Les effets pervers du “quoi qu’il en coûte”
On sait en effet d’ores et déjà que la stratégie du “quoi qu’il en coûte” a permis la survie d’un grand nombre d’”entreprises zombies” promises à la disparition avant la crise sanitaire et qui n’ont survécu que grâce aux mesures exceptionnelles de soutien dont elles ont bénéficié sans grand discernement de la part des autorités. On sait aussi que dans un environnement économique, fiscal et réglementaire toujours difficile, bien des entreprises viables vont avoir les plus grandes difficultés à rembourser les PGE (prêts garantis par l’État) qui leur ont été consentis en faisant exploser leur endettement.
De nombreux acteurs sont donc aujourd’hui en situation de grande fragilité réelle ou potentielle, ce qui va apparaitre au grand jour avec l’inévitable retrait des dispositifs qui ont maintenu les uns et les autres à flot. Au passage, le parachute financier déployé par l’État pour retarder la chute des plus fragiles aura fait grimper la dette publique à près de 120 % du PIB. À la détérioration de la santé financière des entreprises, s’ajoutent donc les problématiques de soutenabilité de la dette publique dont le poids croissant repousse à des échéances toujours plus lointaines le rééquilibrage de nos finances publiques.
Vers la stagflation ?
Autre danger pour les entreprises, mais sans doute par pour l’État dont cela pourrait alléger le fardeau, on assiste manifestement à un retour en force de l’inflation , prévisible depuis longtemps, mais toujours nié. L’hypothèse d’un réamorçage de la boucle prix-salaires devient de plus en plus crédible si on considère la pénurie actuelle de main-d’œuvre dans plusieurs secteurs essentiels de l’économie française. Si on rapproche ce processus déjà bien enclenché de hausse des prix et la vague de faillites qui se profile avec ses effets de restriction d’une offre déjà fortement perturbée par la multiplication de difficultés logistiques, la stagflation devient une hypothèse de plus en plus crédible. Ce que cache le paravent des statistiques officielles est donc peu réjouissant. Les bonnes performances actuelles ne sont qu’apparentes.

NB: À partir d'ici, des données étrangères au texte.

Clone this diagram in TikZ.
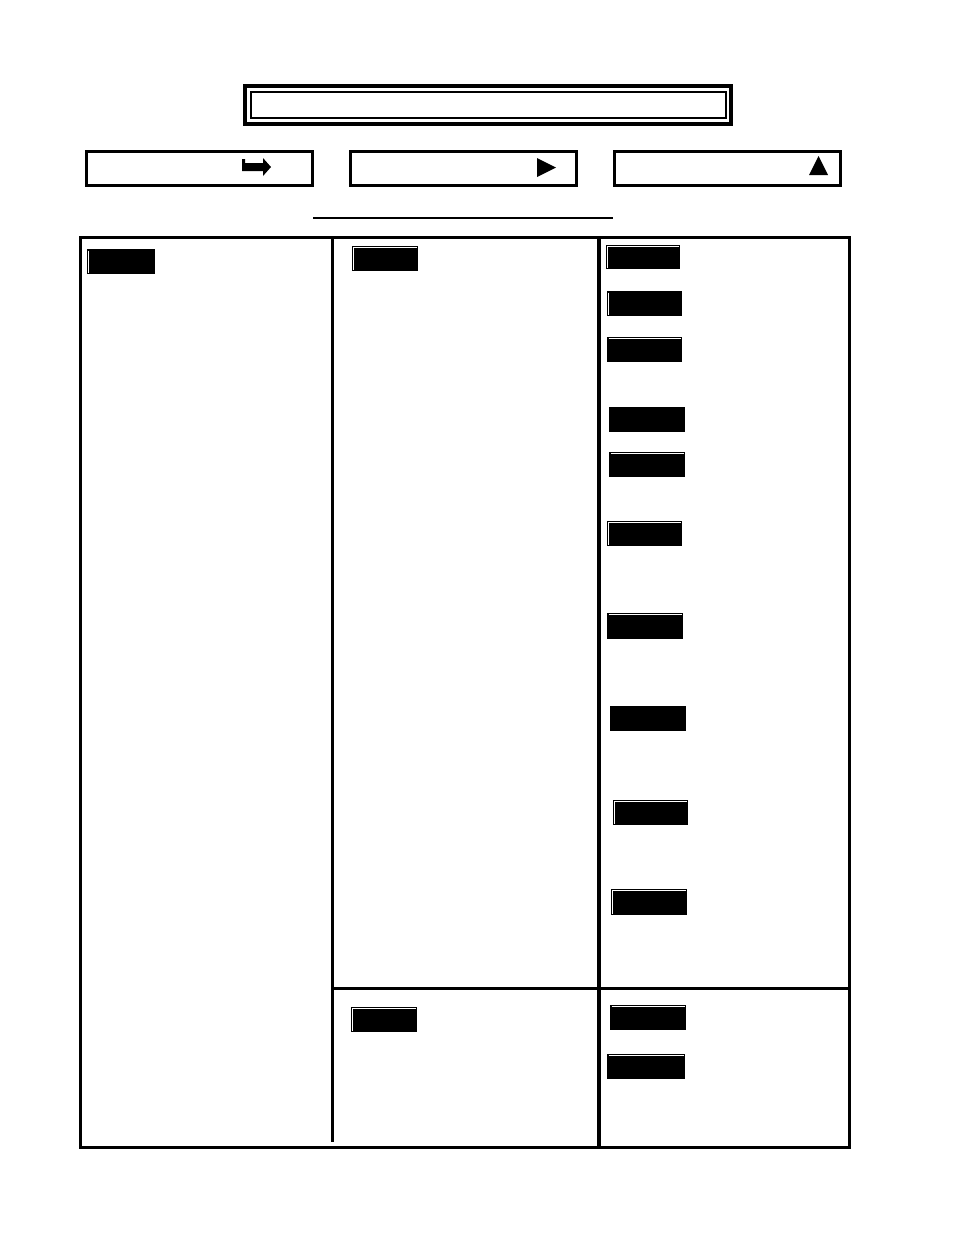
\documentclass[tikz,border=0pt]{standalone}
\usepackage{tikz}
\usetikzlibrary{positioning}

\tikzset{
  keybox/.style={fill=black, inner sep=0pt, anchor=north west, minimum width=75pt, minimum height=25pt},
  lit top/.style={path picture={\draw[white,line width=1pt] ([shift={(1.5pt,-1.5pt)}]path picture bounding box.north west) -- ([shift={(-1.5pt,-1.5pt)}]path picture bounding box.north east);}},
  lit left/.style={path picture={\draw[white,line width=1pt] ([shift={(1.5pt,-1.5pt)}]path picture bounding box.north west) -- ([shift={(1.5pt,1.5pt)}]path picture bounding box.south west);}},
  lit both/.style={path picture={\draw[white,line width=1pt] ([shift={(1.5pt,1.5pt)}]path picture bounding box.south west) -- ([shift={(1.5pt,-1.5pt)}]path picture bounding box.north west) -- ([shift={(-1.5pt,-1.5pt)}]path picture bounding box.north east);}},
  headbox/.style={draw, line width=3pt, inner sep=0pt, anchor=north west, minimum width=226pt, minimum height=34pt},
  rule/.style={line width=3pt}
}

\begin{document}
\begin{tikzpicture}[x=1pt,y=-1pt]
	    \useasboundingbox (0,0) rectangle (954,1235);

	    % title
	    \node (title) [draw, line width=4pt, inner sep=0pt, anchor=north west, minimum width=486pt, minimum height=38pt] at (243,84) {};
	    \node (titlein) [draw, line width=2pt, inner sep=0pt, minimum width=475pt, minimum height=26pt] at (title.center) {};

	    % three headings
	    \node (headA) [headbox] at (85,150) {};
	    \node (headB) [headbox] at (349,150) {};
	    \node (headC) [headbox] at (613,150) {};
	    \fill (242,159) -- (245,159) -- (245,163) -- (263,163) -- (263,158) -- (271,167) -- (263,176) -- (263,171) -- (242,171) -- cycle;
	    \fill (537,158) -- (556,167.5) -- (537,177) -- cycle;
	    \fill (809,175) -- (818.5,156) -- (828,175) -- cycle;

	    \coordinate (ulA) at (313,218);
	    \coordinate (ulB) at (613,218);
	    \draw[line width=1.5pt] (ulA) -- (ulB);

	    % table
	    \coordinate (tNW) at (80,237);
	    \coordinate (tSE) at (849,1147);
	    \coordinate (v1t) at (332,237);
	    \coordinate (v1b) at (332,1142);
	    \coordinate (v2t) at (599,237);
	    \coordinate (v2b) at (599,1147);
	    \coordinate (hl) at (332,988);
	    \coordinate (hr) at (849,988);
	    \draw[rule] (tNW) rectangle (tSE);
	    \draw[rule] (v1t) -- (v1b);
	    \draw[line width=4pt] (v2t) -- (v2b);
	    \draw[rule] (hl) -- (hr);

	    % first column
	    \node (a1) [keybox, lit left, minimum width=68pt] at (87,249) {};

	    % second column
	    \node (b1) [keybox, lit both, minimum width=66pt] at (352,246) {};
	    \node (b2) [keybox, lit both, minimum width=66pt] at (351,1007) {};

	    % third column
	    \node (c1) [keybox, lit both, minimum width=74pt, minimum height=24pt] at (606,245) {};
	    \node (c2) [keybox, lit left] at (607,291) {};
	    \node (c3) [keybox, lit top] at (607,337) {};
	    \node (c4) [keybox, minimum width=76pt] at (609,407) {};
	    \node (c5) [keybox, lit top, minimum width=76pt] at (609,452) {};
	    \node (c6) [keybox, lit both] at (607,521) {};
	    \node (c7) [keybox, lit top, minimum width=76pt, minimum height=26pt] at (607,613) {};
	    \node (c8) [keybox, minimum width=76pt] at (610,706) {};
	    \node (c9) [keybox, lit both] at (613,800) {};
	    \node (c10) [keybox, lit both, minimum width=76pt, minimum height=26pt] at (611,889) {};
	    \node (c11) [keybox, lit top, minimum width=76pt] at (610,1005) {};
	    \node (c12) [keybox, lit top, minimum width=78pt] at (607,1054) {};
\end{tikzpicture}
\end{document}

Des remèdes qui seraient pires que le mal
Le seul espoir de redressement porte sur les entreprises alors qu’à l’approche des élections présidentielles certains ne rêvent que d’une chose : leur faire supporter ainsi qu’à leurs actionnaires la facture de la crise en rétablissant l’ISF, en supprimant la flat tax et en alourdissant leur fiscalité. Ce serait un grave contresens, mais notre pays est malheureusement coutumier de ces erreurs d’appréciation. Pour écarter ce noir scénario, il est impératif de faire de la question des faillites et de la fragilité de notre tissu productif un point central de la campagne à venir.